◆ WORK REQUIRED: Write out, word for word, every line from the first one through the line that holds "const FS = 31;", and nothing else; skip the pictures.

◆ EXERCISE DATA:
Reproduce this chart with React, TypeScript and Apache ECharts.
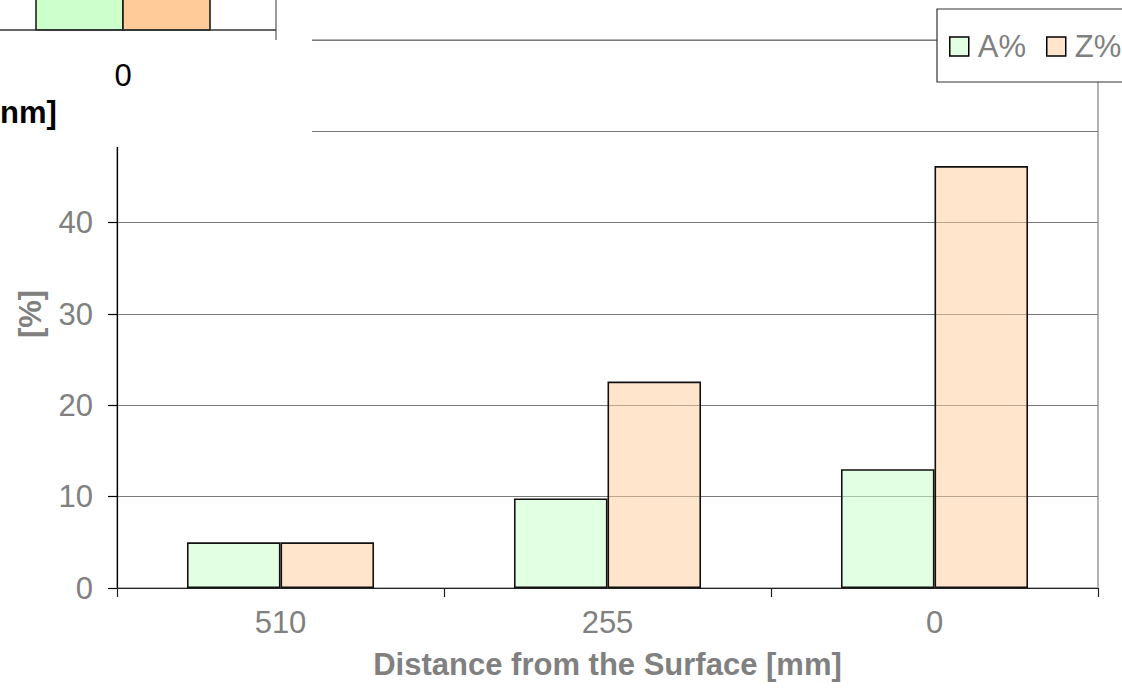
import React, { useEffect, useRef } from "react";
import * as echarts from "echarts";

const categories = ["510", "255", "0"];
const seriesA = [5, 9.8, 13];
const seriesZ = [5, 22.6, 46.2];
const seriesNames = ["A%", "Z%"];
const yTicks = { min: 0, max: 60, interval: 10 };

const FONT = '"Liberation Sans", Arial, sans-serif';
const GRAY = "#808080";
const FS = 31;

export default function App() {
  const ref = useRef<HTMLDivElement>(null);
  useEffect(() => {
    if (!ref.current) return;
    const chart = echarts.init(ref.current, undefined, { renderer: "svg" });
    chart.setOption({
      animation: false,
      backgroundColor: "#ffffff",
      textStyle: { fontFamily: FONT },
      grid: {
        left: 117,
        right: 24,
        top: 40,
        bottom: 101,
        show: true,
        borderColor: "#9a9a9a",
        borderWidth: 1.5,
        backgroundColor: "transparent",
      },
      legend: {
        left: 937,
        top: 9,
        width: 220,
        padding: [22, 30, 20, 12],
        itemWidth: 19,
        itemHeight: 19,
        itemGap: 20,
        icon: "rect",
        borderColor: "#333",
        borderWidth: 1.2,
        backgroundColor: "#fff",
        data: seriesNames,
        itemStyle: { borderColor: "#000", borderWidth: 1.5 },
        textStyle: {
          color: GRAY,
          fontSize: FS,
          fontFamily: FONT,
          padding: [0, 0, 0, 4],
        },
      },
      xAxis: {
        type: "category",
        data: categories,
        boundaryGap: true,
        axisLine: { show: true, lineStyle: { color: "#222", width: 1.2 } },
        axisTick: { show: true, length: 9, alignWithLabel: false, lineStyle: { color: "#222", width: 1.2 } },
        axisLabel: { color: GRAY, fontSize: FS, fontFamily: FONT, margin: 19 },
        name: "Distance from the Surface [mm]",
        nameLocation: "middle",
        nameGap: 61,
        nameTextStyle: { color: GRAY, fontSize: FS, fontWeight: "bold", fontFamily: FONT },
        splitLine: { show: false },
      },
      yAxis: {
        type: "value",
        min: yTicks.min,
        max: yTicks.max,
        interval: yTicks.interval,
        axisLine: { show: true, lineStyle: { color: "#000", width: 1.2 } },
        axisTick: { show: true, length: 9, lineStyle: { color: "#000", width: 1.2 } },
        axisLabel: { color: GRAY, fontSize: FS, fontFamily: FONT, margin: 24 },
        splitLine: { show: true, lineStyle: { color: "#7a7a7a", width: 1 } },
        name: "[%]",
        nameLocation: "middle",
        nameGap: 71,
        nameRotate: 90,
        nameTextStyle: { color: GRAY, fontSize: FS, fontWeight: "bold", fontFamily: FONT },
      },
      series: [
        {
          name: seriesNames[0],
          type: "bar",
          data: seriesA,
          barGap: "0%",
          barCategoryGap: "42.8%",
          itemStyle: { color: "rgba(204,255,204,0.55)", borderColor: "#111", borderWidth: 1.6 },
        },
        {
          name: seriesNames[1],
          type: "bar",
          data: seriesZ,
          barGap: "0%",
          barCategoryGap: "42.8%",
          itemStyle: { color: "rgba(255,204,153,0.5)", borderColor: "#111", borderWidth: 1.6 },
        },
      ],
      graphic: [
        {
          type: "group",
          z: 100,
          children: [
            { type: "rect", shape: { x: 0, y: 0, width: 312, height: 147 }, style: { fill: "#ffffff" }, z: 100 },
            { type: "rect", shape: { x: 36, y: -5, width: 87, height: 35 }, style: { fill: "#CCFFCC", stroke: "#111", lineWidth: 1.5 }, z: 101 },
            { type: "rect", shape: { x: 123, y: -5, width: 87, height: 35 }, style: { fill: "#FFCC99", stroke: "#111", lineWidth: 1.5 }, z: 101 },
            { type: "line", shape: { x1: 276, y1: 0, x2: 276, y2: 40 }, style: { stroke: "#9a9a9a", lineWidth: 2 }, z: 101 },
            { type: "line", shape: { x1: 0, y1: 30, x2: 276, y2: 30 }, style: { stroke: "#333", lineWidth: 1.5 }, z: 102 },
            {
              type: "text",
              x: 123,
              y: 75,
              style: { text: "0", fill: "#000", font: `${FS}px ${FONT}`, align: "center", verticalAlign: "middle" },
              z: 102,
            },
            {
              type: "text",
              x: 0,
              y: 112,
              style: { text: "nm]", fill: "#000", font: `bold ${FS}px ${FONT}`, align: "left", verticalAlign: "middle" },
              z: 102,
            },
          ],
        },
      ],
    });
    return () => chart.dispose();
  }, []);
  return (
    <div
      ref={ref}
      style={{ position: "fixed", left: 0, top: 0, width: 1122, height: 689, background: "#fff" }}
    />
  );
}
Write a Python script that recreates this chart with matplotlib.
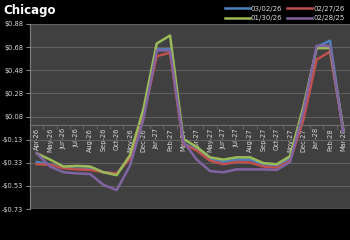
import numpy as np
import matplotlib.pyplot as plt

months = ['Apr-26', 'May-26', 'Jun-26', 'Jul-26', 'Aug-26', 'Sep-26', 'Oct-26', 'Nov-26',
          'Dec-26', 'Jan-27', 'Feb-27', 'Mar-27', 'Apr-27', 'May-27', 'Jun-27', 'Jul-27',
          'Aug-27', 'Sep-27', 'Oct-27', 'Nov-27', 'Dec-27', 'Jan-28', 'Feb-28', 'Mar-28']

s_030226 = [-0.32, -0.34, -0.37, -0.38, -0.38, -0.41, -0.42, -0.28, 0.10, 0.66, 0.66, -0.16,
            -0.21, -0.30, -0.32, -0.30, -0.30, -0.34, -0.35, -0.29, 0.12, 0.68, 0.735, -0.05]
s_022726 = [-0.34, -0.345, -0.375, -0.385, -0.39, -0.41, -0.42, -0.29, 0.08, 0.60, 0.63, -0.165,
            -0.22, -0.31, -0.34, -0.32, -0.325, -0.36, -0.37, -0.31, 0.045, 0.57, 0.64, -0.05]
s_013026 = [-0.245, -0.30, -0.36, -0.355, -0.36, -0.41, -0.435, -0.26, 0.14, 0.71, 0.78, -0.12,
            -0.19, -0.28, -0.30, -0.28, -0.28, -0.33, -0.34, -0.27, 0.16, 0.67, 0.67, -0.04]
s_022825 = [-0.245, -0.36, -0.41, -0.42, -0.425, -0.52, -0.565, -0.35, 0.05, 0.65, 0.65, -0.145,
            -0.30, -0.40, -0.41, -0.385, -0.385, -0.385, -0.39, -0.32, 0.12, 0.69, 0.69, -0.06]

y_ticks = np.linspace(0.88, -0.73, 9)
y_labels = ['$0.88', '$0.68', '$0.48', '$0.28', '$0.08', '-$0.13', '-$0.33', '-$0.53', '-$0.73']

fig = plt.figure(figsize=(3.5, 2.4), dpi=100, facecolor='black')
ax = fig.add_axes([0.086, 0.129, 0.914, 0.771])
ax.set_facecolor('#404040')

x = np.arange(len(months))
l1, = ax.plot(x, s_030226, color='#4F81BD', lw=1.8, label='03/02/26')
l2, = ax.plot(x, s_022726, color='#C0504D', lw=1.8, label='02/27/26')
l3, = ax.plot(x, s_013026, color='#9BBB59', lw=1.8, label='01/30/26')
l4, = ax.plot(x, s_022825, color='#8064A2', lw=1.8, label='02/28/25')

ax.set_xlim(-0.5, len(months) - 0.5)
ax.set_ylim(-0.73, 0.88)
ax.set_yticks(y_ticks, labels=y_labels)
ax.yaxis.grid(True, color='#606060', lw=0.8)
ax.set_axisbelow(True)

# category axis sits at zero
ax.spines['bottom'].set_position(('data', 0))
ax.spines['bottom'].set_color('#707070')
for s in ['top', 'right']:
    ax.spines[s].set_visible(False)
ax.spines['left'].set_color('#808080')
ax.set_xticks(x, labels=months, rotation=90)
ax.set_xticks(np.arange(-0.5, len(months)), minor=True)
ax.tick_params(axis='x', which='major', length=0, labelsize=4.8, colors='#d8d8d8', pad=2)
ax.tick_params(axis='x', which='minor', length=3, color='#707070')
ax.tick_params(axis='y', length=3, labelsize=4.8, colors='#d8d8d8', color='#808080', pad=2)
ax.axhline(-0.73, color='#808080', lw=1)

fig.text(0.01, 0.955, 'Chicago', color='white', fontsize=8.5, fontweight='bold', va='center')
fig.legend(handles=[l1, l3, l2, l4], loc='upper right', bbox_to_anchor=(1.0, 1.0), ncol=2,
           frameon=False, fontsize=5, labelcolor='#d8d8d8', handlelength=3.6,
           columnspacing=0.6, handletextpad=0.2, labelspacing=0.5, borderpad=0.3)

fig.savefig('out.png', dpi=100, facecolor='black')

◆ ANSWER TO THIS TASK:
Reproduce this chart with React, TypeScript and Apache ECharts.
import React, { useEffect, useRef } from "react";
import * as echarts from "echarts";

const categories = ["510", "255", "0"];
const seriesA = [5, 9.8, 13];
const seriesZ = [5, 22.6, 46.2];
const seriesNames = ["A%", "Z%"];
const yTicks = { min: 0, max: 60, interval: 10 };

const FONT = '"Liberation Sans", Arial, sans-serif';
const GRAY = "#808080";
const FS = 31;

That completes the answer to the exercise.